State and local officials work to control military base encroachment

South Carolina military bases are not only having to ready themselves against the threat of base closure that occurs every ten years, but they must also deal with a lesser known issue–encroachment by local development. It’s also true that encroachment and base closure are connected. Bases aren’t worried about new housing and businesses coming onto their property, but just coming near it creates a problem.
Retired General George Patrick co-chairs the Military Bask Task Force, formerly known as the Base Realignment and Closure(or BRAC) Task Force, which was established as an advisory committee to the governor on military matters.Patrick says for the last three and a half years, encroachment has been his group’s primary focus, and the state of South Carolina, the governor’s office and local communities are crucial in mitigating property development issues.   “For example, having high-density housing developments below flight paths of high-performance aircraft creates a safety and noise issue and can even hamper the ability of an installation to effectively carry out its mission.”
The state’s Conservation Fund aids the state in keeping buffer zones around bases.

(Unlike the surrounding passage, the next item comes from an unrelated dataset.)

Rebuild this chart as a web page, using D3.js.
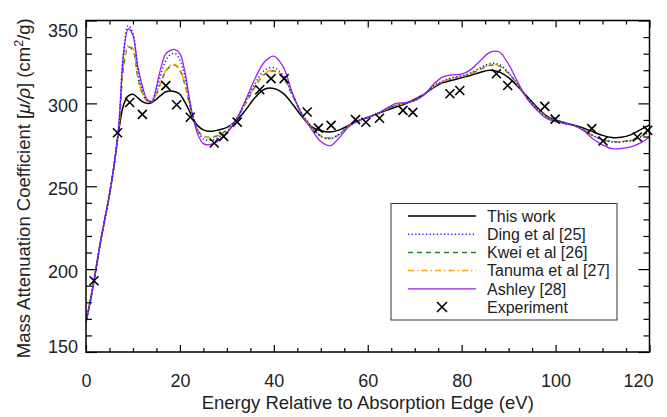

Patrick says as the US Department of Defense looks at closing bases around the country, encroachment will be a primary consideration. He says the Defense Department can help with the control effort, but it takes local support and funding to create sustainability, in order to make a difference.    “It’s where the military partners with environmental and conservation groups and the business community to smartly plan for the right kinds of development in the right places.  That way we preserve wetlands and forest lands, and at the same time, enhance development of areas that are better suited away from flight and training areas.”   
The state’s help in controlling local development around bases is particularly important as existing bases grow their missions and their size.
Shaw Air Force Base in Sumter will soon house the Third Army Command Unit now located near Atlanta, adding more than 1000 personnel, bringing a few thousand additional people to the area. $93 million in new facilities are being added. MacIntire Guard Base south of Columbia is boosting its responsibilities by as much as 40 percent. Ft. Jackson in Columbia will soon house a number of new training programs for the Army, including a chaplain school that will serve all branches of the military.